Z-Trim’s versatility is what Halpern said adds to its appeal.

It can be mixed a myriad of products including salad dressings, cookies, brownies, mayonnaise and butter as a fat replacement. And Halpern said consumers will be deceived when they compare the Z-Trim laden food with full-fat product.

“Actually, a too-good-to-be-true scenario came out of the product,” he said. “In a taste test seven out of 10 said Z-Trim was the full fat product.”

Adding to the enticement of Z-Trim is that it is relatively cost competitive with fat.

“It’s make a gourmet cookie that’s less expensive, even less expensive than Mrs.Field’s,” Halpern said.

Although its powder form is the sole form than can currently be purchased by consumers, it also is made in the gel form the food science class will be experimenting with.

“We are only selling powder, but we want to sell it as a gel,” he said. “I can sell smaller amounts as powder though and it is cheaper for the consumer.”

Kathy Rhodes, a senior dietetics major and student in Eastern’s food science class, said she is elated to have the opportunity to participate in the fat substitute tests.

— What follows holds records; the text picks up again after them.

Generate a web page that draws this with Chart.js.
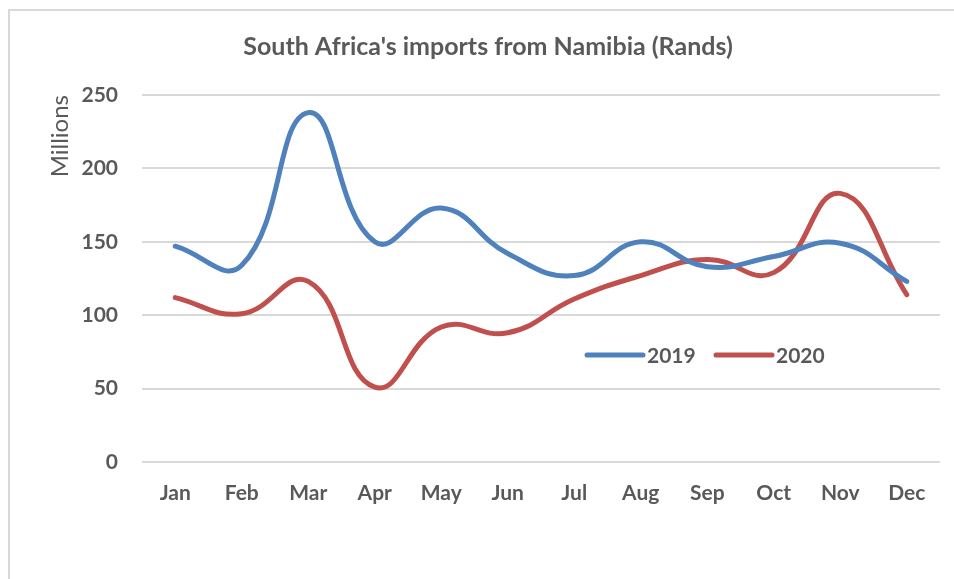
<!DOCTYPE html>
<html>
<head>
<meta charset="utf-8">
<script src="https://cdn.jsdelivr.net/npm/chart.js@4"></script>
<style>
  html, body { margin: 0; padding: 0; background: #fff; }
  #wrap { width: 954px; height: 579px; }
</style>
</head>
<body>
<div id="wrap"><canvas id="importsChart" width="954" height="579"></canvas></div>
<script>
// chart values (millions of rands)
var months = ["Jan", "Feb", "Mar", "Apr", "May", "Jun", "Jul", "Aug", "Sep", "Oct", "Nov", "Dec"];
var imports2019 = [147, 134, 238, 150, 173, 142, 127, 150, 133, 140, 149, 123];
var imports2020 = [112, 101, 123, 51, 92, 88, 111, 127, 138, 129, 183, 114];
var seriesNames = ["2019", "2020"];
var seriesColors = ["#4F81BD", "#C0504D"];
var yMin = 0, yMax = 250, yStep = 50;

var textColor = "#595959";
var gridColor = "#d9d9d9";

// light frame round the chart, like the spreadsheet export
var framePlugin = {
  id: "frame",
  beforeDraw: function(chart) {
    var ctx = chart.ctx;
    ctx.save();
    ctx.fillStyle = "#fff";
    ctx.fillRect(0, 0, chart.width, chart.height);
    ctx.strokeStyle = gridColor;
    ctx.lineWidth = 2;
    ctx.strokeRect(9, 10, chart.width + 20, chart.height + 20);
    ctx.restore();
  }
};

// legend sits inside the plot area
var insideLegend = {
  id: "insideLegend",
  afterDatasetsDraw: function(chart) {
    var ctx = chart.ctx;
    var x = 587, y = 355;
    ctx.save();
    ctx.font = "bold 21px Lato";
    ctx.textBaseline = "middle";
    chart.data.datasets.forEach(function(ds) {
      ctx.strokeStyle = ds.borderColor;
      ctx.lineWidth = 5;
      ctx.lineCap = "round";
      ctx.beginPath();
      ctx.moveTo(x, y);
      ctx.lineTo(x + 56, y);
      ctx.stroke();
      ctx.fillStyle = textColor;
      ctx.fillText(ds.label, x + 60, y + 1);
      x += 129;
    });
    ctx.restore();
  }
};

var datasets = [imports2019, imports2020].map(function(vals, i) {
  return {
    label: seriesNames[i],
    data: vals,
    borderColor: seriesColors[i],
    backgroundColor: seriesColors[i],
    borderWidth: 5,
    borderCapStyle: "round",
    borderJoinStyle: "round",
    pointRadius: 0,
    pointHoverRadius: 0,
    tension: 0.45,
    fill: false
  };
});

var ctx = document.getElementById("importsChart");

var importsChart = new Chart(ctx, {
  type: "line",
  data: { labels: months, datasets: datasets },
  options: {
    responsive: false,
    animation: false,
    devicePixelRatio: 1,
    layout: { padding: { left: 36, right: 14, top: 0, bottom: 0 } },
    plugins: {
      legend: { display: false },
      tooltip: { enabled: false },
      title: {
        display: true,
        text: "South Africa's imports from Namibia (Rands)",
        color: textColor,
        font: { family: "Lato", size: 25, weight: "bold", lineHeight: 1.2 },
        padding: { top: 32, bottom: 33 }
      }
    },
    scales: {
      x: {
        offset: true,
        grid: { display: false, drawTicks: false },
        border: { display: false },
        ticks: {
          color: textColor,
          padding: 19,
          maxRotation: 0,
          font: { family: "Lato", size: 21, weight: "bold" }
        },
        afterFit: function(scale) { scale.height = 117; }
      },
      y: {
        min: yMin,
        max: yMax,
        grid: { color: gridColor, lineWidth: 2, drawTicks: false },
        border: { display: false },
        ticks: {
          stepSize: yStep,
          color: textColor,
          padding: 24,
          font: { family: "Lato", size: 21, weight: "bold" }
        },
        title: {
          display: true,
          text: "Millions",
          align: "end",
          color: textColor,
          font: { family: "Lato", size: 24, weight: "normal" },
          padding: { top: 10, bottom: 0 }
        },
        afterFit: function(scale) { scale.width = 106; }
      }
    }
  },
  plugins: [framePlugin, insideLegend]
});
</script>
</body>
</html>
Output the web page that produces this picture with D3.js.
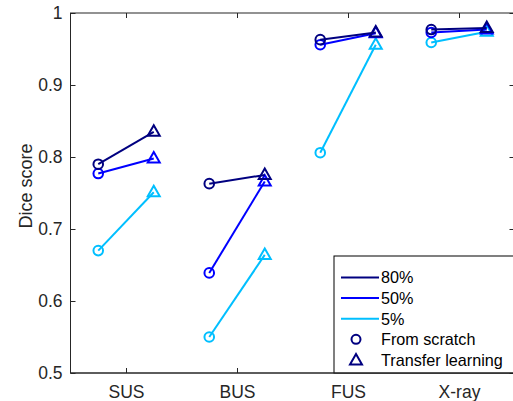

“I am very excited about the Z-Trim project,” she said. “It is so wonderful to be in

on the ground floor of a fat substitute that I feel will be the breakthrough for obesity in America today. When the sugar substitutes came out, everyone thought that was it – everyone can eat what they want and it won’t affect their weight.

“Well, as we can all see, that sort of backfired. Z-Trim is different … I tried one of the chocolate chip cookies (baked with Z-Trim available online) and it was unbelievable. There was no after taste or strange taste. It was soft and chewy like a cookie should be.”

But Rhodes divulged she won’t dub the product the diet solution until her class conducts an array of tests.

“The only drawback I have on Z-Trim is the fact that they don’t know the long term effects of it yet,” She said. “That is one of the tests, as many others will be, that will be conducted for Z-Trim.”